Der Aufbruch

 

Anfang Februar 1973 machten wir uns auf den Weg: Mein Mann und ich, unsere zwei Kinder im Alter von 5 Jahren und 9 Monaten und 8 Koffer - in Europa war noch Winter, und wir würden durch jede Menge Klimazonen reisen, um dann im chilenischen Herbst anzukommen. Der Weg - das war eine Schiffsreise auf der "Verdi", eines der letzten Passagierdampfer, die es gab. Tatsächlich waren wir die letzten Auslandslehrer, die per Schiff reisen durften. Diejenigen, die nach uns kamen, mussten ins Flugzeug steigen, um dann nach mindestens 24stündigem Flug erschöpft auf dem Flughafen von Santiago, Pudahuel, aus dem Flieger zu purzeln.

Wir nicht. Wir reisten sogar 1. Klasse - was nicht so schrecklich viel hieß, weil der Luxus eher bescheiden war. Nach dem ganzen Stress mit den Umsiedlungs-Vorbereitungen genoss ich es ungeheuer, vier Wochen lang nicht ein einziges Mal über "Was koche ich heute" nachdenken zu müssen.

Die Reise begann in Genua, es ging runter nach Neapel, quer durchs Mittelmeer nach Barcelona, und dann kam ein bewegender Moment: es muß gegen Mitternacht gewesen sein, als wir die Straße von Gibraltar passierten. Es waren Lichter auf dem Felsen zu sehen - der letzte Gruß von einem Europa, welches wir lange Zeit nicht mehr wiedersehen würden.

Teneriffa, ja, das klang noch nach Urlaub. Wo immer es ging, gab es einen Tag Landgang - aber nun lag der große Atlantik vor uns. Eine knappe Woche nur Wasser, Sonne, fliegende Fische, aalen am Pool, köstliches Essen und abends Tanz in der Bar... Ich sage euch, es g i b t Schlimmeres, und all das wurde uns auf Kosten des deutschen Steuerzahlers geboten!

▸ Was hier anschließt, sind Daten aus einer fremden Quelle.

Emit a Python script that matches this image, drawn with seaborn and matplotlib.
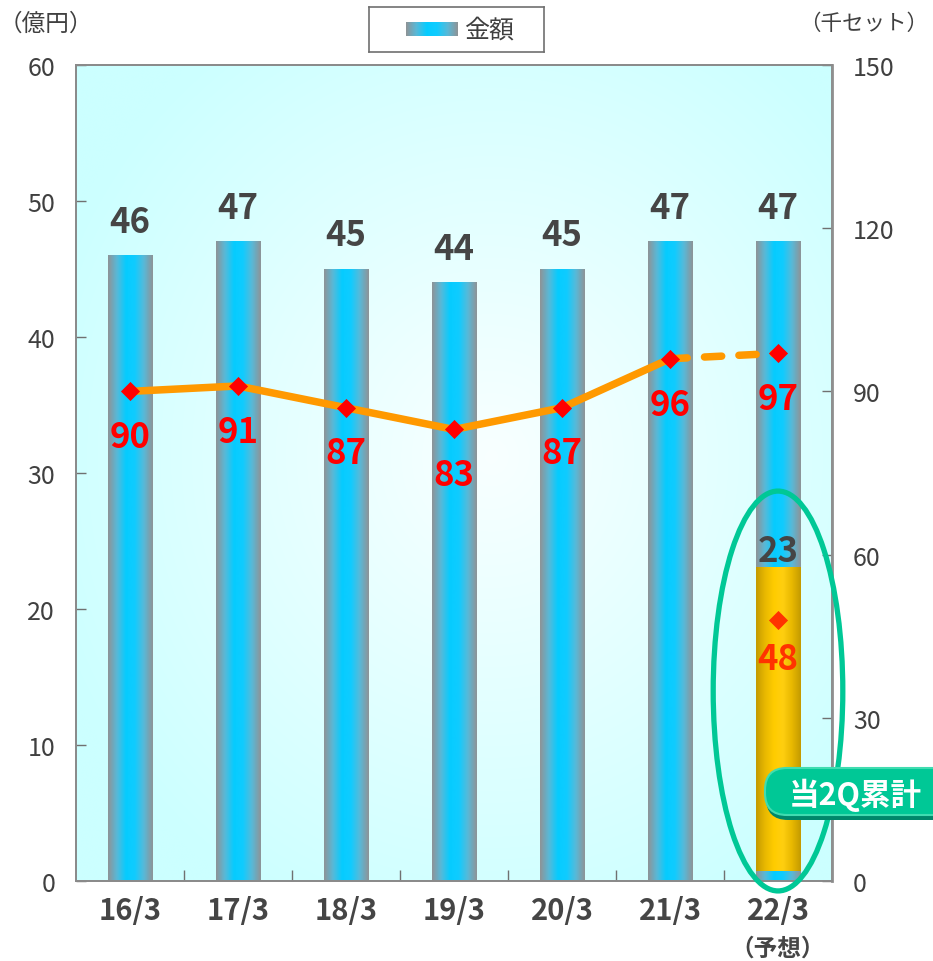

Der italienische Kapitän und die Offiziere vertauschten ihre dunkelblauen Uniformen mit den weißen. Wir befanden uns allmählich in den Subtropen.Eines Morgens sah ich beim Aufwachen, dass wir durch viele bewaldete Inselchen glitten - Venezuela war erreicht. Zwei Tage später machten wir einen Boxenstop in Curacao. Es mutete völlig verrückt an: wir befanden uns in der Karibik und dort in einer kleinen Stadt, die ebensogut in den Niederlanden hätte stehen können, nur die Einwohner waren alle dunkelhäutig... Was tat ich bei meinem ersten Aufenthalt auf einer Karibik-Insel? Na klar, ich suchte einen Supermarkt, wo ich Wegwerfwindeln kaufen konnte!

 

Das Eindrucksvollste dieser ganzen Reise war für mich die Fahrt durch den Panama-Kanal. Schleuse um Schleuse wurde das Schiff angehoben, es war absolute Zentimeterarbeit. Wir hingen den ganzen Tag über der Reling und konnten mit den Fingerspitzen fast die Schleusenmauern rechts und links des Schiffes berühren.

Einen Eindruck von den immensen Ausmaßen Südamerikas bekamen wir dadurch, dass ab dem Panama-Kanal noch eine 1 1/2 wöchige Reise vor uns lag, bis wir unser Ziel erreichten. Auf der Weltkarte sieht dieser Kontinent immer nur so aus wie ein verunglücktes Stück Torte - aber dieses Stück ist groß!!

 

Nach exakt 4 Wochen und etlichen Aufregungen - Bombendrohung vor Kolumbien; in Guayaquil (Ecuador) enterten Piraten das Schiff und klauten alles, was nicht angeschraubt war- lief die Verdi in den Hafen von Valparaíso ein.

Wir waren da. Das große Abenteuer konnte beginnen.